Can you get by not checking your tires and not buckling up? Of course. Many of us do more often than we’d like to admit. You also can get by not getting vaccinated, not wearing a mask, and not maintaining your distance. But eventually the odds will catch up with you.
When driving, not following precautions means you accept the risk of getting hurt. In a pandemic, not following precautions puts more than just you at risk. You also can spread the disease to someone else.
Perhaps we need to stop thinking about masks as seat belts and start thinking of them as headlights. Driving at night without headlights isn’t just a danger to you. It’s a danger to others, as well.
At the newspaper office, we’ve been lucky. Staffers who go out in the community almost always wear masks, but that didn’t prevent a second member of our staff — one who long ago was vaccinated and wears her mask religiously — from catching the disease this weekend after having covered various fall activities.
“No one needs to quarantine,” she texted after her diagnosis, even though we now have redoubled our efforts to wear masks whenever we venture out and won’t allow anyone without a mask to visit our office. “I wore masks.

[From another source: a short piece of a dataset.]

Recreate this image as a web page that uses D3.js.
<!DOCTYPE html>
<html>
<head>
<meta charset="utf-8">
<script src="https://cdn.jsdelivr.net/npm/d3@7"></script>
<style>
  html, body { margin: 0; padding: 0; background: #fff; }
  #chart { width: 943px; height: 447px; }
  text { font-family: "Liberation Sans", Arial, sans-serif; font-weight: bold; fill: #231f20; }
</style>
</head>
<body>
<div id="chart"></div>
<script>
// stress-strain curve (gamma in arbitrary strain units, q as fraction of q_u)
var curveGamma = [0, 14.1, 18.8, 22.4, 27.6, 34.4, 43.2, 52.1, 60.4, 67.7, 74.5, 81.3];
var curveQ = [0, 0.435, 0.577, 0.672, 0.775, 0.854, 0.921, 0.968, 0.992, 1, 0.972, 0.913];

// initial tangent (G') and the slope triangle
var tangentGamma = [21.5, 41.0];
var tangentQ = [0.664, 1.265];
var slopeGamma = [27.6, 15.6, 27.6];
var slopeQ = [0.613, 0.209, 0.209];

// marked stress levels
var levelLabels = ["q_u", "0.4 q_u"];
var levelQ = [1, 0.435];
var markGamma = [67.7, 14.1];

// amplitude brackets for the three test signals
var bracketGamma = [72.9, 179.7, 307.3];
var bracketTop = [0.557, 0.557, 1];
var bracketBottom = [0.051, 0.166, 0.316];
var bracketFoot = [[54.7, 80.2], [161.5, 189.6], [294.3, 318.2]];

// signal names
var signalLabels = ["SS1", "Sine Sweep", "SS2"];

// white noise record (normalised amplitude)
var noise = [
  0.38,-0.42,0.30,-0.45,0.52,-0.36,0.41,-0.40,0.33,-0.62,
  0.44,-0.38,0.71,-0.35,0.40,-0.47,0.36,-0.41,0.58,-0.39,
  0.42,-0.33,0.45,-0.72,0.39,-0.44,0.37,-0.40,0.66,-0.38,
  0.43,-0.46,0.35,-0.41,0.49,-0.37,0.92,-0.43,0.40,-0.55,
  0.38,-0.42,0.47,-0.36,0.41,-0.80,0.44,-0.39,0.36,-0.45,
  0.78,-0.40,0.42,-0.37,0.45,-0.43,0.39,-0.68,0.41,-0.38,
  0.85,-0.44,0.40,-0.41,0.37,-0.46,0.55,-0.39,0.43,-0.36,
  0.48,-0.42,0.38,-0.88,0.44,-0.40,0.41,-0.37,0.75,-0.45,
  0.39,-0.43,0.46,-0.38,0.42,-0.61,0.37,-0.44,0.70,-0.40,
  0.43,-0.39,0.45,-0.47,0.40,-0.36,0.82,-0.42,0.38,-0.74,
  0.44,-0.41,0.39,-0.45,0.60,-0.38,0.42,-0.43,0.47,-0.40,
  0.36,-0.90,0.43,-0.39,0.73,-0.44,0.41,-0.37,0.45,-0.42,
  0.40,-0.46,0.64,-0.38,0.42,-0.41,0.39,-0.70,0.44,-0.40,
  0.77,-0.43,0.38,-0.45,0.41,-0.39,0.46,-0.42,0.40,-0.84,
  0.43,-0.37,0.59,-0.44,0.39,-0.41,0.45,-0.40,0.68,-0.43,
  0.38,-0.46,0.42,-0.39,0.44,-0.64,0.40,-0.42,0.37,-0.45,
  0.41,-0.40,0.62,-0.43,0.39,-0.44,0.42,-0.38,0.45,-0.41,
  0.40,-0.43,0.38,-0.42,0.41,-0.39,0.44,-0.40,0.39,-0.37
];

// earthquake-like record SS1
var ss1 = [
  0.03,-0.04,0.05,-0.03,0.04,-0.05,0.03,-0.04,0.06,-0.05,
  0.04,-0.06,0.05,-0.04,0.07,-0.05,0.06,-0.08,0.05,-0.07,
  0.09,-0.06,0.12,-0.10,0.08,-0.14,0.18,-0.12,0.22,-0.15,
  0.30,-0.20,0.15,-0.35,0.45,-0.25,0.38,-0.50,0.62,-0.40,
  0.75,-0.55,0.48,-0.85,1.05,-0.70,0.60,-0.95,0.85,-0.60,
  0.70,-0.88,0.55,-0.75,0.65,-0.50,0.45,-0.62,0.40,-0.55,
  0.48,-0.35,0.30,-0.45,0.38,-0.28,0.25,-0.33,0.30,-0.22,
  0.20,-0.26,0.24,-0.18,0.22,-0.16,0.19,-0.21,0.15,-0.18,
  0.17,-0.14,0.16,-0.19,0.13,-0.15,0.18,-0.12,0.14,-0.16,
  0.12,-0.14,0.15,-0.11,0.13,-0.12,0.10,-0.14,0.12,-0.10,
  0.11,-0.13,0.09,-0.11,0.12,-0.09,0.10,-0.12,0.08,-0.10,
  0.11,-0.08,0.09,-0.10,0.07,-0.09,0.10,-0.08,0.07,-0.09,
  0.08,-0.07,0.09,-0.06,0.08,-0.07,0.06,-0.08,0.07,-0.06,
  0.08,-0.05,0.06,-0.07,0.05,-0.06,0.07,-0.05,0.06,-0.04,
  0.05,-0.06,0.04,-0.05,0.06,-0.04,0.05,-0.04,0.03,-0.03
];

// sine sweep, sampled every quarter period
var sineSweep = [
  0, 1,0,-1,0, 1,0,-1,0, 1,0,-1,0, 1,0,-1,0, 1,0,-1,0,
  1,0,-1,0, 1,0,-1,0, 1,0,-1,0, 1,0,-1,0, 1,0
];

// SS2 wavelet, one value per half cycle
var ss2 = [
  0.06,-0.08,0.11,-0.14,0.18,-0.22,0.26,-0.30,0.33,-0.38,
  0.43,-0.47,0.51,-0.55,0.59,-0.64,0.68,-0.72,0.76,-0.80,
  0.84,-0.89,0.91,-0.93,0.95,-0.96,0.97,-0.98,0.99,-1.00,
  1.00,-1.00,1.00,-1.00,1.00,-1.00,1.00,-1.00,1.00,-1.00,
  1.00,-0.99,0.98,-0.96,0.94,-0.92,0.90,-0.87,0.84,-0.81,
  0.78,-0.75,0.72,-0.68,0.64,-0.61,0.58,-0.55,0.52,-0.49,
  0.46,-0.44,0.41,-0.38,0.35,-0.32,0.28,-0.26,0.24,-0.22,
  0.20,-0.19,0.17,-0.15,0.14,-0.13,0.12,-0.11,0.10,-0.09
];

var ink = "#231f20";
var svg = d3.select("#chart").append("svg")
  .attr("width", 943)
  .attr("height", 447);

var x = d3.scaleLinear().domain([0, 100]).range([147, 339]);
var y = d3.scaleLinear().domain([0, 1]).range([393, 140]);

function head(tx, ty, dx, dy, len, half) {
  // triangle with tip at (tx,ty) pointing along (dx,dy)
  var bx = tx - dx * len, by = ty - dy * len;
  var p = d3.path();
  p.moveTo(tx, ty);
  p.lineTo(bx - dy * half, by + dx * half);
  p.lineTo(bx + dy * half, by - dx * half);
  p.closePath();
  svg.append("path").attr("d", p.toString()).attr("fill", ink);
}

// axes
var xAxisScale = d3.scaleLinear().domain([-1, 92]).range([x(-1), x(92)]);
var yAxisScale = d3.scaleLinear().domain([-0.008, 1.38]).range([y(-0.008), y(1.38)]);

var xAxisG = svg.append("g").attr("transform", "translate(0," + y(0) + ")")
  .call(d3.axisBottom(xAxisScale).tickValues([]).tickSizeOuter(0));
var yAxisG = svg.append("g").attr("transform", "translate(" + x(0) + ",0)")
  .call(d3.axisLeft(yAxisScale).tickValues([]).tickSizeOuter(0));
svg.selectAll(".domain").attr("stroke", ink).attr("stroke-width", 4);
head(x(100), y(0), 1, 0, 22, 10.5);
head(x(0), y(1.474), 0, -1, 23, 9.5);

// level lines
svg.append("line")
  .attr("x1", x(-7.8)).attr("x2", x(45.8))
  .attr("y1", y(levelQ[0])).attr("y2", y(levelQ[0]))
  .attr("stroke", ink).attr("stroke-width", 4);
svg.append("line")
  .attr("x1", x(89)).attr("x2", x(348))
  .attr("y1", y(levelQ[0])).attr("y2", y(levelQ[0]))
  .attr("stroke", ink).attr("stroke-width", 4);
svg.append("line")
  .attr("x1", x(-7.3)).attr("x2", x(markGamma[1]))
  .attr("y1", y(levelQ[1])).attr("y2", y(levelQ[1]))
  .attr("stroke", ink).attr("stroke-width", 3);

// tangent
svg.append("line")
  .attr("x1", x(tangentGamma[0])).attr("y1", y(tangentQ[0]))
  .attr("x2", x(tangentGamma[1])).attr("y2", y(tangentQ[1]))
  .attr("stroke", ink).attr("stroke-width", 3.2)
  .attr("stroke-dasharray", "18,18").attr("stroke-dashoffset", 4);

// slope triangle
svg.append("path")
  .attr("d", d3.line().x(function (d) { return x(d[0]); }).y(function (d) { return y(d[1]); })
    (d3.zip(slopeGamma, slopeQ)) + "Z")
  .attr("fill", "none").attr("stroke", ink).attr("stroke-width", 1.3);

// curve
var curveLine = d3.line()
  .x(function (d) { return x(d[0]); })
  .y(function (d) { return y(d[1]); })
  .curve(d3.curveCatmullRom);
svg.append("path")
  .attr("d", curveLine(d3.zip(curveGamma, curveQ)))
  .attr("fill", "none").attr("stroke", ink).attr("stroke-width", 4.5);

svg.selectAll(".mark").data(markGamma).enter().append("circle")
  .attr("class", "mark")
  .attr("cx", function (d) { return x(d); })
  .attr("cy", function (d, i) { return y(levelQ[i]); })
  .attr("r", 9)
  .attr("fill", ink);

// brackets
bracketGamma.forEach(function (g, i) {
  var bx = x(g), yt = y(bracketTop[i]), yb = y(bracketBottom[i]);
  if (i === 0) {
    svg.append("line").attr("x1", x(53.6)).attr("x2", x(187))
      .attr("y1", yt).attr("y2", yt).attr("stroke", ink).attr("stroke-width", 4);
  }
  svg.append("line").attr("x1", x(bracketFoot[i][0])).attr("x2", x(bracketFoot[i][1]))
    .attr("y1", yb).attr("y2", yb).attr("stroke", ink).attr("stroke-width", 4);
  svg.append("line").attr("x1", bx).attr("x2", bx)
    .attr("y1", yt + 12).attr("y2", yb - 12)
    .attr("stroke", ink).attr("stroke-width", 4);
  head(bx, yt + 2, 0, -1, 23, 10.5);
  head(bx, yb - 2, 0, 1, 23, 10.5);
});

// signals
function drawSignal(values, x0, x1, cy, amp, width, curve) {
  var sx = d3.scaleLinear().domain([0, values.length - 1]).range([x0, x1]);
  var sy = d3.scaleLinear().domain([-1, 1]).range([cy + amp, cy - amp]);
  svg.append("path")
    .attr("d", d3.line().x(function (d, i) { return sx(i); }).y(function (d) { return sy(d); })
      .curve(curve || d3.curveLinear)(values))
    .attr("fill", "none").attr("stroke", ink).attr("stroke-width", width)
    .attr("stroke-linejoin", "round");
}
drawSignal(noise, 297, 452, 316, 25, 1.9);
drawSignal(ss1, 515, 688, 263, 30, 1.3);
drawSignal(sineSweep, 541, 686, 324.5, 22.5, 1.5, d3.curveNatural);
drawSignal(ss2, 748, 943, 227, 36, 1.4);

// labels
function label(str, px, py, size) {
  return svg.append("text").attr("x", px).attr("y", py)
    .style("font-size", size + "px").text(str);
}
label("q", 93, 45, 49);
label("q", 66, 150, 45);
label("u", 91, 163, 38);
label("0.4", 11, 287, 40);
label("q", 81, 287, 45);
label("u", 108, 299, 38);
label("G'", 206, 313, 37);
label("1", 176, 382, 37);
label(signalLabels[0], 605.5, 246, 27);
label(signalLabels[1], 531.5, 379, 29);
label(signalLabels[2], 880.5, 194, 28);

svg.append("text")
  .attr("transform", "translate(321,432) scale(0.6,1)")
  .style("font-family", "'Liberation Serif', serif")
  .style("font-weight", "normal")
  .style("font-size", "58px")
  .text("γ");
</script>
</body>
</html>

No one has to have their life disrupted but me.”
She quickly added that one of her friends wants her to punch an anti-vaxxer and that, even though her symptoms were greatly lessened by having been vaccinated, “I wouldn’t wish this on anyone.”
Ask anyone who’s had the disease. Nearly everyone will say the same thing. That ought to be enough to encourage others to get vaccinated and continue masking up, as the Centers for Disease Control recommends.
It also ought to be enough for us as a community to start rethinking our all-out resumption of non-essential activities.
If you look at weekly numbers of COVID diagnoses in the county, you’ll see clear peaks starting around Halloween last year and continuing around various events, including the start of school, sports, and fall events this year.
Activities necessary for people’s livelihood are one thing, but activities of a purely entertainment nature are another. Do too many of them and we’ll once again have to start limiting activities that people’s livelihoods depend on.
For those who see a grand international conspiracy in all of this, rest assured there is one. Persuading Americans to shirk their duty about masks and vaccination and go on as if everything were business as usual — albeit with government pouring trillions into COVID relief that pays for things that have nothing to do with COVID — leaves us greatly weakened.
It won’t be an army that conquers us, however. It will be foreign bankers foreclosing on our debt.